Si vous voulez y venir, comme j’y retournerai passer l’hiver prochain, je vous y piloterai. Le voyage vous coûtera mille francs, pour vous deux ; mais vous y vivrez pour mille écus par an. C’est probablement moins que vous ne dépensez à Paris dans une année, et, par-dessus le marché, vous connaîtriez Venise, la plus belle ville de l’univers. Si je n’avais pas mon fils cloué au collège Henri IV, certainement je prendrais ma fille avec moi et je viendrais me planter ici pour plusieurs années. J’y travaillerais comme j’ai coutume de faire et je retournerais en France, quand j’en aurais assez, avec un certain magot d’argent.
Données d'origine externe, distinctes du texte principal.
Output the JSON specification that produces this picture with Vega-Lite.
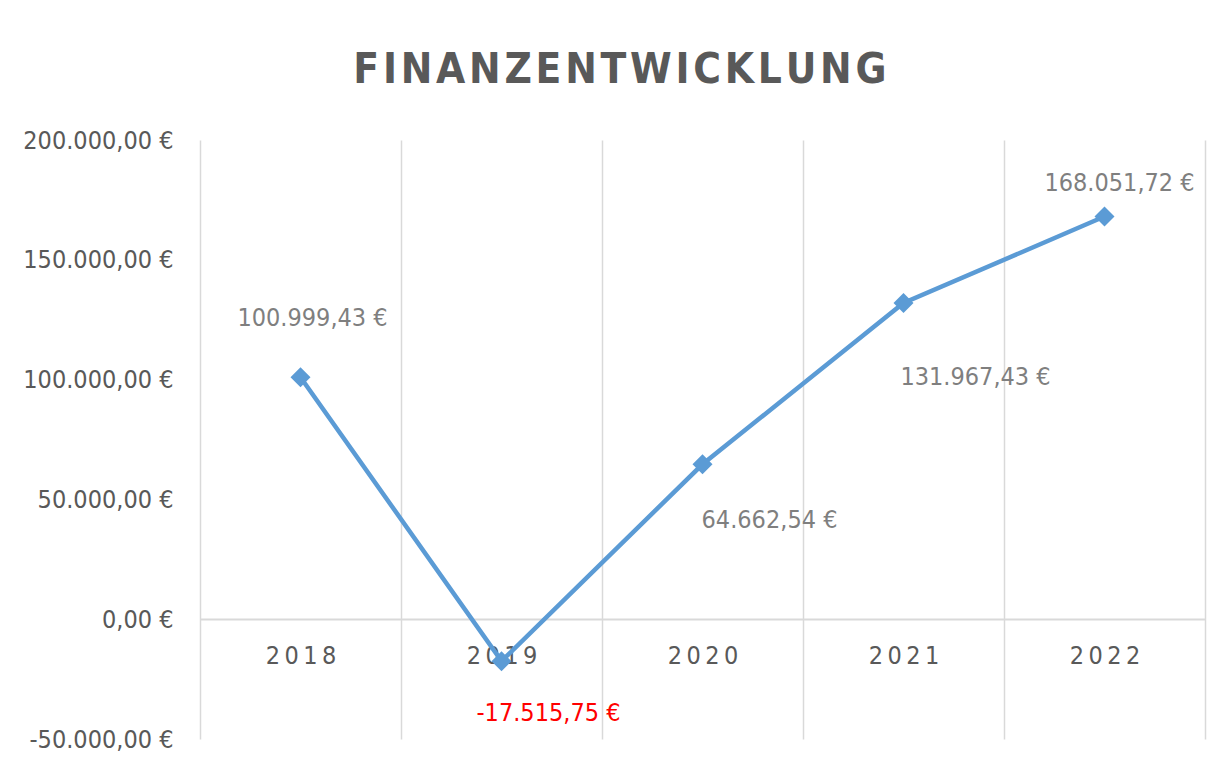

Mais je ne veux pas renoncer à voir mon fils chaque année, et tout ce que je gagne sera toujours mangé en voyages ou à Paris.

Adieu, mon vieux ; parle-moi de Maurice et de ta fille. Font-ils de bonnes parties ensemble, les jours de congé ?

J’embrasse Émilie, Léontine et toi, de tout mon cœur. Il y a longtemps que je n’ai eu de nouvelles de ma mère ; donne-lui des miennes et prie-la de m’écrire.